While I was at Terri's the other day, I saw a commercial that said the average person has had 28 first kisses.
"How do they know?" I scoffed.
"They surveyed like ten people, and that was the average," Terri calmly explained.
"I don't think I could even name every person I've had a 'first kiss' with," I said with disdain.
"I could!" she declared.
By Terri's reasoning, if you averaged someone like her: a serial monogamist who has been with her now-husband since her early twenties--with someone like me: an exuberant kisser, who has been single all but nine years of my adult life--you are likely to get an average of 28.
As I pondered this, I started to think that maybe I was a first-kiss slut.
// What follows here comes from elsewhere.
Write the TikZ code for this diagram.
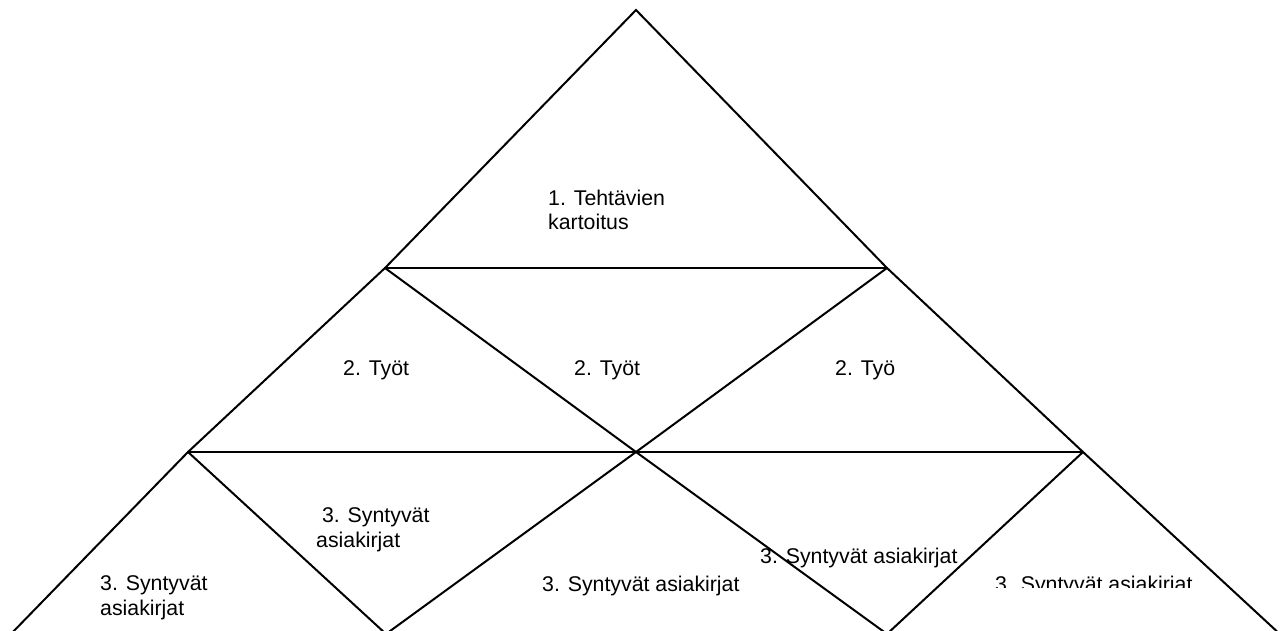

I remember many a party in my youthful days where I handed out kisses like candy.
If you were having a bad day, I might try to kiss it better.
If you were having a great day, I might kiss you in celebration.
If you asked me for a kiss, I would most likely acquiesce to your request.
If Prince's song "Kiss" came over the speakers, I might kiss Terri. (And yes, she kissed me back!)
"They probably polled like 10 people and came up with their average," she said--throwing me a bone.
While I wanted to feel bad about handing out kisses in such a cavalier fashion, I just couldn't muster the requisite remorse. And tonite I remembered why.
As I was leaving Gracie's, I walked past a jaunty fellow who, in addition to being a sharp dresser with a charming southern accent, sort of stepped in my way as if to stop me.
"You look familiar...have we met?" I asked, after a double take (and sort of falling into his arms).
"I don't know. Did we make out once?" was his reply.
"I don't think so," I said, "but you never know."
"There's only one way to find out," he quipped.
And thus commenced a first kiss. An anonymous and entirely pleasant first kiss.
As we parted, we both smiled--with a twinkle in our eyes--and I continued out the front door into the cold of a January Utah nite.